The answer starts with President Donald Trump’s mouth.
At this point, nobody is surprised to be told that the president lies a lot. Not long ago, he claimed that a so-called caravan of Central American immigrants in Mexico was posing a threat to the United States. And it wasn’t true.
Arrests of undocumented immigrants at the border are at a 46-year low. And the number living in the United States has remained steady over the last decade, at about 11 million. Texas cities along the border like Laredo, Brownsville and El Paso are safer than some cities in the middle of the country. In short, there is no invasion.
Actually, the number of undocumented immigrants trying to enter the country is falling. Why? The Trump factor: Immigrants are afraid of him and his policies toward nonnatives.
The real border wall is Trump himself.
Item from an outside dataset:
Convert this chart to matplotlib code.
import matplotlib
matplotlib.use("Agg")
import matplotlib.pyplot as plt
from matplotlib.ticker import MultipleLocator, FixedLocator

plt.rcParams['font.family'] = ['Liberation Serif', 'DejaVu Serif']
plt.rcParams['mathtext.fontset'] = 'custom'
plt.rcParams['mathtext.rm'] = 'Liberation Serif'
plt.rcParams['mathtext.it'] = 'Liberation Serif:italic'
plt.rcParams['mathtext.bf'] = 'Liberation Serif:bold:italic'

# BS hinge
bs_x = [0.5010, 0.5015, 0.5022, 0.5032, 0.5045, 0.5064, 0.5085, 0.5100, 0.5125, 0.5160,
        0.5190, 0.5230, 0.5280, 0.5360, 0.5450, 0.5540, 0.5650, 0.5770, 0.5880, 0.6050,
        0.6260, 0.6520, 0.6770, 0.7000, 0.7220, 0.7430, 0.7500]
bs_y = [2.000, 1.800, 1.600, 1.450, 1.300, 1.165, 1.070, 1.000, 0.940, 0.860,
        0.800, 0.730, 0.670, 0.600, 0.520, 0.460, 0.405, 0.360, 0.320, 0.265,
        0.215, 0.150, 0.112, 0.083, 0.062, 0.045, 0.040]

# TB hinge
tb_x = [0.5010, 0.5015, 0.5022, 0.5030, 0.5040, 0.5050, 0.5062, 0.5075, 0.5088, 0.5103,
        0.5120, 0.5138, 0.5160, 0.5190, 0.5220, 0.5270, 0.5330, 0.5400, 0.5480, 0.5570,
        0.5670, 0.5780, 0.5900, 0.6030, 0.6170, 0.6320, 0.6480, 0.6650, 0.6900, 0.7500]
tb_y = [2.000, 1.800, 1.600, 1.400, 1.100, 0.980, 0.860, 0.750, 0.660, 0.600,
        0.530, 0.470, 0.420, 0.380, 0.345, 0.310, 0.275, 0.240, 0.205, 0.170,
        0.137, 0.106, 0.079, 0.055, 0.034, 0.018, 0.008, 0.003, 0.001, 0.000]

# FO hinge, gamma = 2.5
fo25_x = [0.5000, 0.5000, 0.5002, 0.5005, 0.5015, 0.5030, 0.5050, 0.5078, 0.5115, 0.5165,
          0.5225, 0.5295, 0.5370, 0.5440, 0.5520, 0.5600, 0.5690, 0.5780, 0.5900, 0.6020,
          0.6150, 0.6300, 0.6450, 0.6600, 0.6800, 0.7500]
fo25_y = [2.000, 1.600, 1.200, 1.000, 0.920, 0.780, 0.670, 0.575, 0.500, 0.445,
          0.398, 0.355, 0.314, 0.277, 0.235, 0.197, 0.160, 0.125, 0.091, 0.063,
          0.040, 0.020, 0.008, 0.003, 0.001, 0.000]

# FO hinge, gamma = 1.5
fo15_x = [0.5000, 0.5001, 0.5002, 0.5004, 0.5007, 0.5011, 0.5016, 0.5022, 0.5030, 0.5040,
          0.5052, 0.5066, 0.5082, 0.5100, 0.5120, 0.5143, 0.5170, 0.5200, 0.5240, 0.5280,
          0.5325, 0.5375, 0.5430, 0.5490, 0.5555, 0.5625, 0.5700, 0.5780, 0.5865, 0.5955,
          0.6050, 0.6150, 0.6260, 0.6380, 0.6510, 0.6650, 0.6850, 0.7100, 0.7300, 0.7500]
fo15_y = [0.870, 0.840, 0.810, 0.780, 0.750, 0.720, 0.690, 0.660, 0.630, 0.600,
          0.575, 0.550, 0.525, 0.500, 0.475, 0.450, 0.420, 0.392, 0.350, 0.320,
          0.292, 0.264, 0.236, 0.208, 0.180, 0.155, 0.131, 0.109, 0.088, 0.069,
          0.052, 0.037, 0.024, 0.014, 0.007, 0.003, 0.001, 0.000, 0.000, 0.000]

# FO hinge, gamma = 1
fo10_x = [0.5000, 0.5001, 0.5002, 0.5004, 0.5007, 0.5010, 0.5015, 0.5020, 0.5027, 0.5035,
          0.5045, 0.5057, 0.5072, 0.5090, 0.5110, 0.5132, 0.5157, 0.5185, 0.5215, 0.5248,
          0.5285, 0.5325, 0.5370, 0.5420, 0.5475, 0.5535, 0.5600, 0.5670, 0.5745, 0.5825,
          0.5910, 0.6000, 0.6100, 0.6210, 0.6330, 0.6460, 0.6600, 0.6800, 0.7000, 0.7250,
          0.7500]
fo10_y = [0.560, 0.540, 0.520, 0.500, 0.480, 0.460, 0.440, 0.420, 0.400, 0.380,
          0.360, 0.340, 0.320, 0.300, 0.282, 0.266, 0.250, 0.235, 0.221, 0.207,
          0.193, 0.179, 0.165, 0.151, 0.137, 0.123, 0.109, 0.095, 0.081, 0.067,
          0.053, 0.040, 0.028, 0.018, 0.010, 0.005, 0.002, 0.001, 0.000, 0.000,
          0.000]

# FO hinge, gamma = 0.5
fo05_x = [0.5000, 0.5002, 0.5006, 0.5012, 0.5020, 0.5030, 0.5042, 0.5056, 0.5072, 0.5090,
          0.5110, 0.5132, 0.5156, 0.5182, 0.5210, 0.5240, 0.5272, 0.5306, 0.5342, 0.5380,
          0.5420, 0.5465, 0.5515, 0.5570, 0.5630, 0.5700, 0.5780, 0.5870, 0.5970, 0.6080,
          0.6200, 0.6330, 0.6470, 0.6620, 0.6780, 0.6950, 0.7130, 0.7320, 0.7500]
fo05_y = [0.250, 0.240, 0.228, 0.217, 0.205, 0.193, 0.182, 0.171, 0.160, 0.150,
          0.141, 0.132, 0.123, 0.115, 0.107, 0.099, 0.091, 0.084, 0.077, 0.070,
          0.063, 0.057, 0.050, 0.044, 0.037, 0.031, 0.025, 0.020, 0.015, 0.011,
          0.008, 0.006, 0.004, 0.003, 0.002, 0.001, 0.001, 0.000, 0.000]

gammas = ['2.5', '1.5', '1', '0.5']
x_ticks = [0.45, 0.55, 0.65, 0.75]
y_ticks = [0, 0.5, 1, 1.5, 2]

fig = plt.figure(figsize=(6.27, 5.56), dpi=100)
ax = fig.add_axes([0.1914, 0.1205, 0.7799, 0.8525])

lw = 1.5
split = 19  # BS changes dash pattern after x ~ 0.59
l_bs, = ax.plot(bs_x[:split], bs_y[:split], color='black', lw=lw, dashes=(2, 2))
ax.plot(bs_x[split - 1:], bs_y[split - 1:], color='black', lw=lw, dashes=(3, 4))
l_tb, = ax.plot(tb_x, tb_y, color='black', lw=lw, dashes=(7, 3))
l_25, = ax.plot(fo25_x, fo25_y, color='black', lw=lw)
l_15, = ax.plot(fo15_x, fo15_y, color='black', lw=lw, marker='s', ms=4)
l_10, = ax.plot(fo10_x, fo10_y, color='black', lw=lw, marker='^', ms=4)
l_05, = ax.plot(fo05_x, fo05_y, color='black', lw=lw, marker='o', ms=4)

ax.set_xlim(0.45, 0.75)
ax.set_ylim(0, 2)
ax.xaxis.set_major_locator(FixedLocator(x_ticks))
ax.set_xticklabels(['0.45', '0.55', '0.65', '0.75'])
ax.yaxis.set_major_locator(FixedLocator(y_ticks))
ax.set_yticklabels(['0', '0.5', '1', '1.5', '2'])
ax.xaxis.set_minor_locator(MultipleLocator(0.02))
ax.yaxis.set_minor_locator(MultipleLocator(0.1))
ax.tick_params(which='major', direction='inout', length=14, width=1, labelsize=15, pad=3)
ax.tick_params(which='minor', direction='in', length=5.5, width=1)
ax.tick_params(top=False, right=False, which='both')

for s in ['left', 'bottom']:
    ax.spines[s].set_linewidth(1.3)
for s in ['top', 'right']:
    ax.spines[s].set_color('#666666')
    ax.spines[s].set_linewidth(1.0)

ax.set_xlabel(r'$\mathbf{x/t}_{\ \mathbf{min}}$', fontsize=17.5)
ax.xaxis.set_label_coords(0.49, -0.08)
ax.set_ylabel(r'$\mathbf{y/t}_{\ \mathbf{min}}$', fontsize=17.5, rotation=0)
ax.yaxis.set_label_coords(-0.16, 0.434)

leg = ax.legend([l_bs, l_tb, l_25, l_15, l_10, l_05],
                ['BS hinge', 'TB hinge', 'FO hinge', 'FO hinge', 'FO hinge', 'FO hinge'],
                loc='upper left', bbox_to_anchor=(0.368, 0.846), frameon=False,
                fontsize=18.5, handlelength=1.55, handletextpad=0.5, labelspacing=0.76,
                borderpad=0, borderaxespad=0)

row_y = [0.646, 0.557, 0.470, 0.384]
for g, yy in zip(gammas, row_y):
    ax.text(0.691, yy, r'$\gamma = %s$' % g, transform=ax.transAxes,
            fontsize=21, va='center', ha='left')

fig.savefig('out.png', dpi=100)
People in Mexico and Central America are rethinking whether they should come to the United States and face the atmosphere of uncertainty and terror that they hear about from social media, news organizations and relatives.
Still, some have no choice but to leave their country. Such is the case with many of the Honduran families who were part of the “caravan” crossing Mexico. They are escaping poverty, violence and repression in a nation where the president has twisted the laws to gain his own re-election. Ask yourself this: If you were a father or mother living in Tegucigalpa or San Pedro Sula, and Honduran gangs wanted to recruit your son or daughter, and they had been physically threatened, what would you do? A young man interviewed recently on Univision was crystal clear: I’d rather be in a U.S. jail than in my country, he said. This is why they are willing to risk everything.
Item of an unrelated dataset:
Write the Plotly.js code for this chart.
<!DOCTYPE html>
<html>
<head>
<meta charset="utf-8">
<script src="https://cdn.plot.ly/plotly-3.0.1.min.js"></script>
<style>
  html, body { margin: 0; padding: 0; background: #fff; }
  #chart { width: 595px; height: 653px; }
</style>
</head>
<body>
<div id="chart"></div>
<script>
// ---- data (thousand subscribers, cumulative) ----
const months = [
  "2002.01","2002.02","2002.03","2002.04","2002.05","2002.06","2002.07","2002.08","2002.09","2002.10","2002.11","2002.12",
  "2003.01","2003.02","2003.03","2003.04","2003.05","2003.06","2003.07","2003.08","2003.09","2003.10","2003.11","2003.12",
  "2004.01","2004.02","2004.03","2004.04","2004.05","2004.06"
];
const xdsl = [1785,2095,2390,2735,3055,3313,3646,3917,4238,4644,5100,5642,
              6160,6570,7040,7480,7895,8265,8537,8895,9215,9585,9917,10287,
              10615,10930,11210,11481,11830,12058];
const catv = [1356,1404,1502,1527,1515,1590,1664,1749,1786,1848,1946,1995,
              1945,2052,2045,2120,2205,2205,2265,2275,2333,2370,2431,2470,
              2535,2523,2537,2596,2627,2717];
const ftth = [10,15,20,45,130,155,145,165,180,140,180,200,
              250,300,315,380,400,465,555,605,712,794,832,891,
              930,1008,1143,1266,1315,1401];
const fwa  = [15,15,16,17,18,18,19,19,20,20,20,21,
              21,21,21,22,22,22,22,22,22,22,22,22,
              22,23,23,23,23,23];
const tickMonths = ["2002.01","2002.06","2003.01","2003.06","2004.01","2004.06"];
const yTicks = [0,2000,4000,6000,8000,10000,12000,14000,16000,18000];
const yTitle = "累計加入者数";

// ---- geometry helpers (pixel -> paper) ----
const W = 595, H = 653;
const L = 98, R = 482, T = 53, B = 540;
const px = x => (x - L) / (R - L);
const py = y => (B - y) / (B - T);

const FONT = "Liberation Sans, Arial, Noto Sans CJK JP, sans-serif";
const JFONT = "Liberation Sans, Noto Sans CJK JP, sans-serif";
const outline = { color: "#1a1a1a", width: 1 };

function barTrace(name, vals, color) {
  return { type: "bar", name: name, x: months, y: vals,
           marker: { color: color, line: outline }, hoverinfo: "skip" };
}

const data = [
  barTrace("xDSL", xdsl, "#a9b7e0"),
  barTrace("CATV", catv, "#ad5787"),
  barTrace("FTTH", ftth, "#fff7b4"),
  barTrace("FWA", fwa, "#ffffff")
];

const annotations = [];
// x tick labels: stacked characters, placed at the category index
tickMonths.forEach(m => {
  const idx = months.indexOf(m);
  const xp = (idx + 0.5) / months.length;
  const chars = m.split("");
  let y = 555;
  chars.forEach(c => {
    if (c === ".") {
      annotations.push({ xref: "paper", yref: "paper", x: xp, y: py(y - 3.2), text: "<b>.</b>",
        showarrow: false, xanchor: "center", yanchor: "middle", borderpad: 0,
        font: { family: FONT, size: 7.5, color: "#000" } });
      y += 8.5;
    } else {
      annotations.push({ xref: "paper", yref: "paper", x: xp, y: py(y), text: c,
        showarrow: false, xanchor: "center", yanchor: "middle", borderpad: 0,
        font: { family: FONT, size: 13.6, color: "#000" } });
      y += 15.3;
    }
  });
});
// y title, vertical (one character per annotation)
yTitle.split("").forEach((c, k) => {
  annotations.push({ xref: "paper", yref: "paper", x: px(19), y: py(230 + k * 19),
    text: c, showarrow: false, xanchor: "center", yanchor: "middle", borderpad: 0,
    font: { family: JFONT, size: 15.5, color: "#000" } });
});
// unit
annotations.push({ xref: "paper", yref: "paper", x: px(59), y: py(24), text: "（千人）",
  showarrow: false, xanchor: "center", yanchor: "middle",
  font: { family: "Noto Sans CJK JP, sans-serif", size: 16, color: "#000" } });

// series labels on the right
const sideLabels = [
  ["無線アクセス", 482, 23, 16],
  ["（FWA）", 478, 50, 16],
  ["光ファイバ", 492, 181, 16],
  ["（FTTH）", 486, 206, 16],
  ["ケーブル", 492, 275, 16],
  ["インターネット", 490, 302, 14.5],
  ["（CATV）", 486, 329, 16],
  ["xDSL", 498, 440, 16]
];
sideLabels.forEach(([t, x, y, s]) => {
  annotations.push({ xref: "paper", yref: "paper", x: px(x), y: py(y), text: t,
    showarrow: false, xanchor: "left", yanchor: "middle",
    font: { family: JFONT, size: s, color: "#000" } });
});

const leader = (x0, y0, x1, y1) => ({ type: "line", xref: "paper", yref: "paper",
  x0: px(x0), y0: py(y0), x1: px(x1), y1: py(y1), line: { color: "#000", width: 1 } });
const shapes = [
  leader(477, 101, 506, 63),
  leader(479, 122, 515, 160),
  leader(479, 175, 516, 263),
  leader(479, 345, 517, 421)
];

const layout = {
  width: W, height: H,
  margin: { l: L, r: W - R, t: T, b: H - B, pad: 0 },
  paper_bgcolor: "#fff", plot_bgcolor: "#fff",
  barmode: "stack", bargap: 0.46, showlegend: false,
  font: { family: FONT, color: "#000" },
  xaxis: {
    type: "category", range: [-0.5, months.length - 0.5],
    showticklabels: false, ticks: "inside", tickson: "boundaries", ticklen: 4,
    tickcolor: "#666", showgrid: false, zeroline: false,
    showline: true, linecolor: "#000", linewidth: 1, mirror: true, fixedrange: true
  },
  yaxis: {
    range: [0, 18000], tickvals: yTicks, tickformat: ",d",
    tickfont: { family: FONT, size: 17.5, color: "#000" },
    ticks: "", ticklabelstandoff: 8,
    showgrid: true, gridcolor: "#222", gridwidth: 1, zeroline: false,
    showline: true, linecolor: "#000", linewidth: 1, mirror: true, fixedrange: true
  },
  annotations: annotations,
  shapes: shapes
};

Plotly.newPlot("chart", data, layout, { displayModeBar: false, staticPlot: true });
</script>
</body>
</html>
But the United States under Trump has ceased to be the country that traditionally sheltered and welcomed the world’s most persecuted or vulnerable. For more than a year, America has been a hostile and even dangerous nation for immigrants, foreigners and minorities.
Further, Trump believes that by building a border wall with Mexico and deploying thousands of troops he will prevent immigrants and drugs from passing through. But he is wrong — the border is much more porous than that. People and drugs find a way in, like a stream going around a stone. It’s been like that for centuries.
Trump says the National Guard should stay at the border until a new wall is built. But this is a complex issue. The southern border is 1,954 miles long, and about 1,200 of those miles are without fences or walls of any sort. Members of the National Guard should probably get ready to stay for many years, maybe even decades. This is a giant waste of resources on a useless strategy, all to build a wall many immigrants will hop over from above, by plane.
Immigrants will keep on coming to America, with or without papers, as long as they can find jobs and violence or poverty continues to be endemic in Latin America. Narcotics will keep crossing through via bridges and airports because more than 20 million Americans are using them. Trump will never understand that only cooperation with Latin America and a strategy that takes into account historical migratory flows will yield a positive outcome at this indomitable border, which has always refused to comply with whatever the maps say.
After reporting from both sides of the border, crossing back and forth between Brownsville, Texas, and Matamoros, in the Mexican state of Tamaulipas, I didn’t see any armed groups of “bad hombres” conspiring to enter the United States illegally. The only place where an invasion is happening is in Trump’s imagination.